Nursing homes see steep decline in covid-19 cases
Doctors credit vaccinations for significant turnaround
Nursing homes have been hit hard throughout the pandemic. The coronavirus has raced through some 31,000 long-term-care facilities in the United States, killing more than 163,000 residents and employees and accounting for more than one-third of all virus deaths since the late spring.
But for the first time since the U.S. outbreak began roughly a year ago — at a nursing care center in Kirkland, Wash. — the threat inside nursing homes may have finally reached a turning point.
Since the arrival of vaccines, which were prioritized to long-term-care facilities starting in late December, new cases and deaths in nursing homes, a large subset of long-term-care facilities, have fallen steeply, outpacing national declines, according to a New York Times analysis of federal data. The turnaround is an encouraging sign for vaccine effectiveness and offers an early glimpse at what may be in store for the rest of the country as more and more people get vaccinated.
From late December to early February, new cases among nursing home residents fell by more than 80%, nearly double the rate of improvement in the general population. The trend-line for deaths was even more striking: Even as fatalities spiked overall this winter, deaths inside the facilities have fallen, decreasing by more than 65%.
“I’m almost at a loss for words at how amazing it is and how exciting,” said Dr. David Gifford, chief medical officer for the American Health Care Association, which represents thousands of long-term-care facilities across the country.
“If we are seeing a robust response with this vaccine with the elderly with a highly contagious disease,” he said, “I think that’s a great sign for the rest of the population.”
Experts attribute the improvements in large part to the distribution of vaccines. About 4.5 million residents and employees in long-termcare facilities have received at least one dose of the vaccine, according to the Centers for Disease Control and Prevention, including about 2.1 million who have been fully vaccinated.
Other factors, including the steep drop in new infections nationwide in recent weeks, may have contributed as well.
Today, new cases in U.S. nursing homes are at their lowest point since May, when the federal government began tracking such data.
“What is certainly surprising to me is how quickly we’re seeing this,” said Dr. Sunil Parikh, an associate professor of public health research and medicine at Yale School of Public Health in Connecticut, where weekly cases in nursing homes had dropped from several hundred around the holidays to as little as 30 statewide during one recent week.
“It’s a dramatic decline,” he said, adding that more research was needed to determine what role community transmission played and whether the first dose of vaccine may offer more protection than previously thought.
In one promising sign, the American Health Care Association, the industry group, looked at nearly 800 nursing homes that received early doses of the vaccine in December and compared caseloads with facilities in the same counties that had not yet held vaccination clinics.
“If we are seeing a robust response with this vaccine with the elderly with a highly contagious disease, I think that’s a great sign for the rest of the population.”

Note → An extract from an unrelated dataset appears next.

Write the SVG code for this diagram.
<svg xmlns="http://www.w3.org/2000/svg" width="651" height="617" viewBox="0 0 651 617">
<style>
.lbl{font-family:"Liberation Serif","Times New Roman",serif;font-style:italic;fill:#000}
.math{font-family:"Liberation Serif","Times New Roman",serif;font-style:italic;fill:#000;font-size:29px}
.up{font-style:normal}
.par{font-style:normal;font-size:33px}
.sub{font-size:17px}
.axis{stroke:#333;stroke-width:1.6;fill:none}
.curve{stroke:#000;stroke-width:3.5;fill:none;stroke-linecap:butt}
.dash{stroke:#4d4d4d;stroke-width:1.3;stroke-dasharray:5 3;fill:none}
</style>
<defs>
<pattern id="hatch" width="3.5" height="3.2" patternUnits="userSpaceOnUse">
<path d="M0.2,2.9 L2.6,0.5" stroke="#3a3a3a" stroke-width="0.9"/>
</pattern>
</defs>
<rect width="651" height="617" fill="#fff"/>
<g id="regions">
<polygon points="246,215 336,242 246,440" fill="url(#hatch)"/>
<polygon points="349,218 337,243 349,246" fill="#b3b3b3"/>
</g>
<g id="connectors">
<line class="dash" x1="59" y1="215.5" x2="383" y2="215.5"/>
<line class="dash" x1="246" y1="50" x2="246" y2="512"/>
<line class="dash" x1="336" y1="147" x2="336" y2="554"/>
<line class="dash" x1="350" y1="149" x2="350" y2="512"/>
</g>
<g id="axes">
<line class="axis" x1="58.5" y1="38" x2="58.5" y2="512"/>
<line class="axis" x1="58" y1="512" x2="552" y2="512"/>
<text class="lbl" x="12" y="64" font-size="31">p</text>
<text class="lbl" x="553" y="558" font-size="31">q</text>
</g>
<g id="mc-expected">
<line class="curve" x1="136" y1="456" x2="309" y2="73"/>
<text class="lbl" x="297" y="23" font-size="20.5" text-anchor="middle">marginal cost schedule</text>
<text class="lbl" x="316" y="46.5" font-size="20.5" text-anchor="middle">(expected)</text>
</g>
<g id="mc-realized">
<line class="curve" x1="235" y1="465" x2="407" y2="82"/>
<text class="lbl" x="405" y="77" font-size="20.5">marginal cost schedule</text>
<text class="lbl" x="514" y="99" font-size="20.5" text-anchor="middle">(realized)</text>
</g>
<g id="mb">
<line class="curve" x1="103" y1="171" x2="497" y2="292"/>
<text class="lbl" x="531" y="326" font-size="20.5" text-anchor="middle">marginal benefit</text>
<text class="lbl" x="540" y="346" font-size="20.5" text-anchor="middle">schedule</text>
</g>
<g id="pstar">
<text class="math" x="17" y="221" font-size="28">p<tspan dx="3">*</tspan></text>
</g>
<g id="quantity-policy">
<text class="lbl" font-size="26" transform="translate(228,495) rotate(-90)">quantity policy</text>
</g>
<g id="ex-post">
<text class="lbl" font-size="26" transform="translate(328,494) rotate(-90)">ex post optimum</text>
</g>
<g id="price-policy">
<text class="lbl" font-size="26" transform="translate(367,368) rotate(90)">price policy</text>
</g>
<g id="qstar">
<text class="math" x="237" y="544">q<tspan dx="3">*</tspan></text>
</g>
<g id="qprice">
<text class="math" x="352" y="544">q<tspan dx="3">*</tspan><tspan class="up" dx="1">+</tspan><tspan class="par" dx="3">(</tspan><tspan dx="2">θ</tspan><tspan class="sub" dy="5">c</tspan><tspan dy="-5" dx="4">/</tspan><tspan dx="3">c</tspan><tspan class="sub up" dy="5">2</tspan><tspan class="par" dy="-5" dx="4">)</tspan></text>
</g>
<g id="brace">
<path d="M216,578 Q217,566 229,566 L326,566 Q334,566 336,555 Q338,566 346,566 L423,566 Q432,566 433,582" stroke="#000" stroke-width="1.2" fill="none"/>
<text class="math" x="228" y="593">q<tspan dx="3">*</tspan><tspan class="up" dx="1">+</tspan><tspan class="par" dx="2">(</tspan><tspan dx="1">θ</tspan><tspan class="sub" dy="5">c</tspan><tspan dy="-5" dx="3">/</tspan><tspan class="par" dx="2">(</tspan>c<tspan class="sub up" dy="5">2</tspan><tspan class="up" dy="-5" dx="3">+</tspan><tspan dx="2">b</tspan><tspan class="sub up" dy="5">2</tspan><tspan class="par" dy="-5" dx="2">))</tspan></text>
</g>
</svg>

— Dr. David Gifford, chief medical officer for the American Health Care Association
The nursing homes that got the earlier vaccine saw a 48% decline in cases among residents, compared with 21% among nearby nursing homes.
In some nursing homes, 4 out of 5 residents or more have now been vaccinated. Some states, such as Connecticut and West Virginia, have reported finishing vaccinations at all nursing homes, but many employees and a smaller share of residents nationally have declined to get the shots.

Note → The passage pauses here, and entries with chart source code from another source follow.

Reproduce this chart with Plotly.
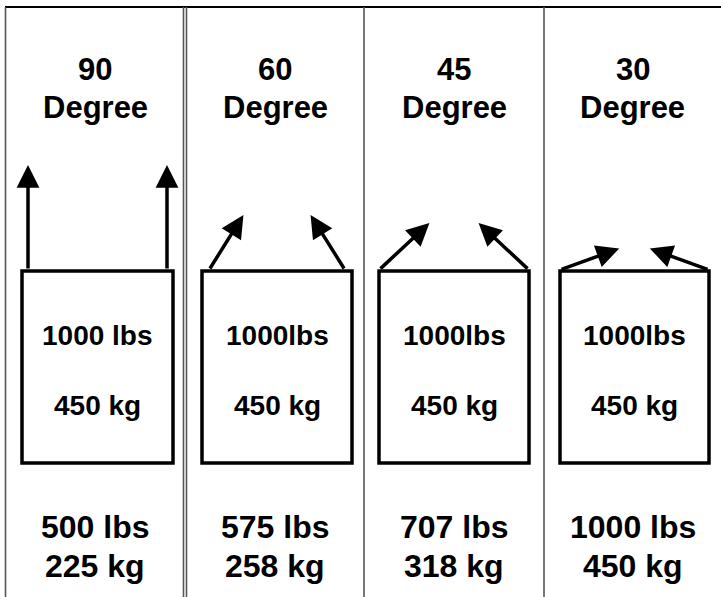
import math
import plotly.graph_objects as go

# ---- data ----
angles = ["90", "60", "45", "30"]
load_lbs = ["1000 lbs", "1000lbs", "1000lbs", "1000lbs"]
load_kg = ["450 kg", "450 kg", "450 kg", "450 kg"]
leg_lbs = ["500 lbs", "575 lbs", "707 lbs", "1000 lbs"]
leg_kg = ["225 kg", "258 kg", "318 kg", "450 kg"]

# ---- layout geometry (pixels) ----
W, H = 721, 597
panel_left = [6, 186, 364, 544]
panel_right = [184, 364, 544, 721]
box_left = [22, 202, 379, 560]
box_right = [173, 352, 529, 709]
box_top, box_bot = 271, 463
arrow_dir = [90, 58, 43, 20]      # drawn direction of the sling arrows (deg)
arrow_len = [105, 65, 69, 63]
arrow_inset = [6, 7, 0, 0]

fig = go.Figure()
shapes = []
annotations = []
LINE = "#555555"

# top border
shapes.append(dict(type="line", x0=5, x1=W, y0=7, y1=7, line=dict(color="black", width=2)))
# left border + dividers
for xd in [5.5, 183.5, 186.5, 364, 544]:
    shapes.append(dict(type="line", x0=xd, x1=xd, y0=7, y1=H, line=dict(color=LINE, width=1.6)))

FAM = "Liberation Sans, Arial, sans-serif"
font_title = dict(family=FAM, size=31, color="black")
font_bottom = dict(family=FAM, size=32, color="black")
font_box = dict(family=FAM, size=28, color="black")

for i in range(4):
    cx = (panel_left[i] + panel_right[i]) / 2
    bcx = (box_left[i] + box_right[i]) / 2
    shapes.append(dict(type="rect", x0=box_left[i], x1=box_right[i], y0=box_top, y1=box_bot,
                       line=dict(color="black", width=3.5), fillcolor="rgba(0,0,0,0)"))
    annotations.append(dict(x=cx, y=69, text="<b>%s</b>" % angles[i], showarrow=False, font=font_title,
                            xanchor="center", yanchor="middle"))
    annotations.append(dict(x=cx, y=107, text="<b>Degree</b>", showarrow=False, font=font_title,
                            xanchor="center", yanchor="middle"))
    annotations.append(dict(x=bcx, y=335, text="<b>%s</b>" % load_lbs[i], showarrow=False, font=font_box,
                            xanchor="center", yanchor="middle"))
    annotations.append(dict(x=bcx, y=405, text="<b>%s</b>" % load_kg[i], showarrow=False, font=font_box,
                            xanchor="center", yanchor="middle"))
    annotations.append(dict(x=cx, y=527, text="<b>%s</b>" % leg_lbs[i], showarrow=False, font=font_bottom,
                            xanchor="center", yanchor="middle"))
    annotations.append(dict(x=cx, y=566, text="<b>%s</b>" % leg_kg[i], showarrow=False, font=font_bottom,
                            xanchor="center", yanchor="middle"))
    a = math.radians(arrow_dir[i])
    L = arrow_len[i]
    for side in (-1, 1):
        if side < 0:
            sx = box_left[i] + arrow_inset[i]
            ex = sx + L * math.cos(a)
        else:
            sx = box_right[i] - arrow_inset[i]
            ex = sx - L * math.cos(a)
        sy = 270
        ey = sy - L * math.sin(a)
        annotations.append(dict(x=ex, y=ey, ax=sx, ay=sy, xref="x", yref="y", axref="x", ayref="y",
                                showarrow=True, arrowhead=2, arrowsize=1.3, arrowwidth=3.5,
                                arrowcolor="black", text=""))

fig.update_layout(
    width=W, height=H, margin=dict(l=0, r=0, t=0, b=0),
    paper_bgcolor="white", plot_bgcolor="white",
    xaxis=dict(range=[0, W], visible=False, fixedrange=True),
    yaxis=dict(range=[H, 0], visible=False, fixedrange=True),
    shapes=shapes, annotations=annotations, showlegend=False,
)
fig.write_html("out.html", config={"displayModeBar": False},
               post_script="document.body.style.margin='0';document.body.style.overflow='hidden';")
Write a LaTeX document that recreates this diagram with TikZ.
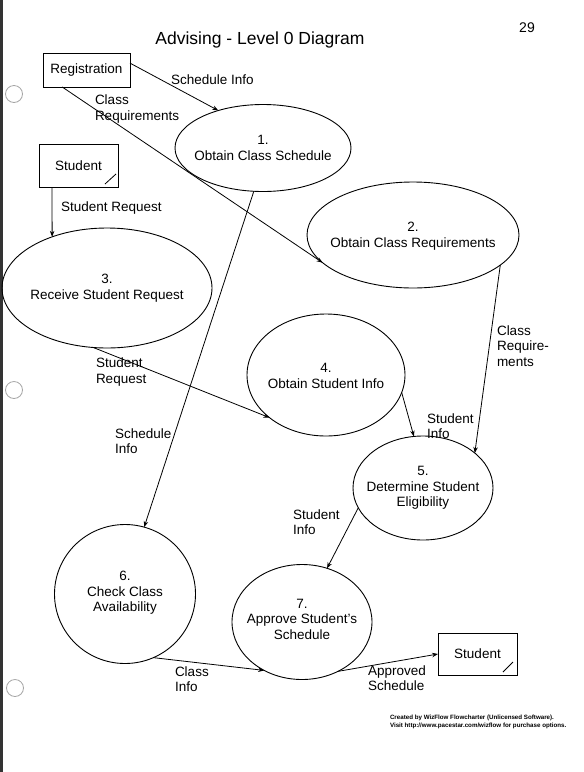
\documentclass[tikz,border=0pt]{standalone}
\usepackage{fontspec}
\setmainfont{Liberation Sans}
\usetikzlibrary{arrows.meta,shapes.geometric}
\begin{document}
\begin{tikzpicture}[x=1pt,y=-1pt,
  every node/.style={outer sep=0pt},
  proc/.style={ellipse, draw, line width=0.9pt, inner sep=0pt},
  ext/.style={rectangle, draw, line width=0.9pt, inner sep=0pt},
  ptext/.style={align=center, font=\fontsize{13.5}{15.5}\selectfont, inner sep=0pt},
  lbl/.style={align=left, anchor=west, font=\fontsize{13.5}{15.5}\selectfont, inner sep=0pt},
  flow/.style={line width=0.8pt, -{Stealth[length=6pt,width=4.5pt]}},
  hole/.style={draw=black!35, line width=0.8pt}
]
\useasboundingbox (0,0) rectangle (584,772);
% scan page edge and punch holes
\fill[black!80] (0,0) rectangle (3,772);
\draw[hole] (14,94) circle (8.5pt);
\draw[hole] (14,390) circle (8.5pt);
\draw[hole] (15,688) circle (8.5pt);

% title and page number
\node[font=\fontsize{17.5}{20}\selectfont, inner sep=0pt] (title) at (260,40) {Advising - Level 0 Diagram};
\node[font=\fontsize{14}{16}\selectfont, inner sep=0pt] (pageno) at (527,28) {29};

% external entities
\node[ext, minimum width=87pt, minimum height=34pt, font=\fontsize{13.5}{15.5}\selectfont] (reg) at (86.5,70) {Registration};
\node[ext, minimum width=79pt, minimum height=43pt, font=\fontsize{13.5}{15.5}\selectfont] (s1) at (78.5,165.5) {Student};
\node[ext, minimum width=79pt, minimum height=42pt, font=\fontsize{13.5}{15.5}\selectfont] (s2) at (477.5,654) {Student};
\draw[line width=0.8pt] ([shift={(-13pt,3pt)}]s1.south east) -- ([shift={(-2pt,13pt)}]s1.south east);
\draw[line width=0.8pt] ([shift={(-14pt,3pt)}]s2.south east) -- ([shift={(-4pt,13pt)}]s2.south east);

% processes
\node[proc, minimum width=176pt, minimum height=87pt] (e1) at (263,148) {};
\node[proc, minimum width=212pt, minimum height=106pt] (e2) at (413,235) {};
\node[proc, minimum width=210pt, minimum height=120pt] (e3) at (107,288) {};
\node[proc, minimum width=158pt, minimum height=122pt] (e4) at (326,375) {};
\node[proc, minimum width=140pt, minimum height=104pt] (e5) at (423,488) {};
\node[proc, minimum width=141pt, minimum height=139pt] (e6) at (125,594) {};
\node[proc, minimum width=140pt, minimum height=115pt] (e7) at (302,622) {};

\node[ptext] (t1) at (263,148) {1.\\Obtain Class Schedule};
\node[ptext] (t2) at (413,236) {2.\\Obtain Class Requirements};
\node[ptext] (t3) at (107,288) {3.\\Receive Student Request};
\node[ptext] (t4) at (326,376) {4.\\Obtain Student Info};
\node[ptext] (t5) at (423,488) {5.\\Determine Student\\Eligibility};
\node[ptext] (t6) at (125,593) {6.\\Check Class\\Availability};
\node[ptext] (t7) at (302,619) {7.\\Approve Student's\\Schedule};

% flows
\draw[flow] (reg.9) -- (e1.140);
\draw[flow] (reg.215) -- (e2.197);
\draw[flow] ([xshift=-26.5pt]s1.south) -- (e3.137.2);
\draw[flow] (e1.258.4) -- (e6.74.7);
\draw[flow] (e2.341.8) -- (e5.34.2);
\draw[flow] (e3.257) -- (e4.217.9);
\draw[flow] (e4.347.2) -- (e5.100.9);
\draw[flow] (e5.197.3) -- (e7.65.5);
\draw[flow] (e6.294.7) -- (e7.232.9);
\draw[flow] (e7.306.9) -- (s2.west);

% flow labels
\node[lbl] (l1) at (171,80) {Schedule Info};
\node[lbl] (l2) at (95,109) {Class\\Requirements};
\node[lbl] (l3) at (61,208) {Student Request};
\node[lbl] (l4) at (497,346) {Class\\Require-\\ments};
\node[lbl] (l5) at (427,426) {Student\\Info};
\node[lbl] (l6) at (96,372) {Student\\Request};
\node[lbl] (l7) at (115,441) {Schedule\\Info};
\node[lbl] (l8) at (293,522) {Student\\Info};
\node[lbl] (l9) at (175,679) {Class\\Info};
\node[lbl] (l10) at (368,678) {Approved\\Schedule};

% footer
\node[align=left, anchor=west, inner sep=0pt, font=\fontsize{6.2}{8}\selectfont\bfseries] (foot) at (390,722) {Created by WizFlow Flowcharter (Unlicensed Software).\\Visit http://www.pacestar.com/wizflow for purchase options.};
\end{tikzpicture}
\end{document}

At Valley Senior Living in Grand Forks, N.D., more than 90% of residents agreed to be vaccinated. The high rate of uptake, combined with low levels of community transmission, has meant that life is slowly inching back to normal for the 400 or so people who live in the facility’s nursing and assisted living centers.
Residents are now allowed to visit with loved ones again, one or two people at a time. They are singing in choirs, albeit masked and spaced apart. There was even a recent Mardi Gras parade, complete with beads and music. It is a marked change from much of the past year, when outbreaks there led to months of shutdown and at least 12 deaths.
“Things are better,” said Garth Rydland, chief executive at Valley Senior Living. “You kind of knock on wood every time you say something like that, but now I feel a lot more confident.”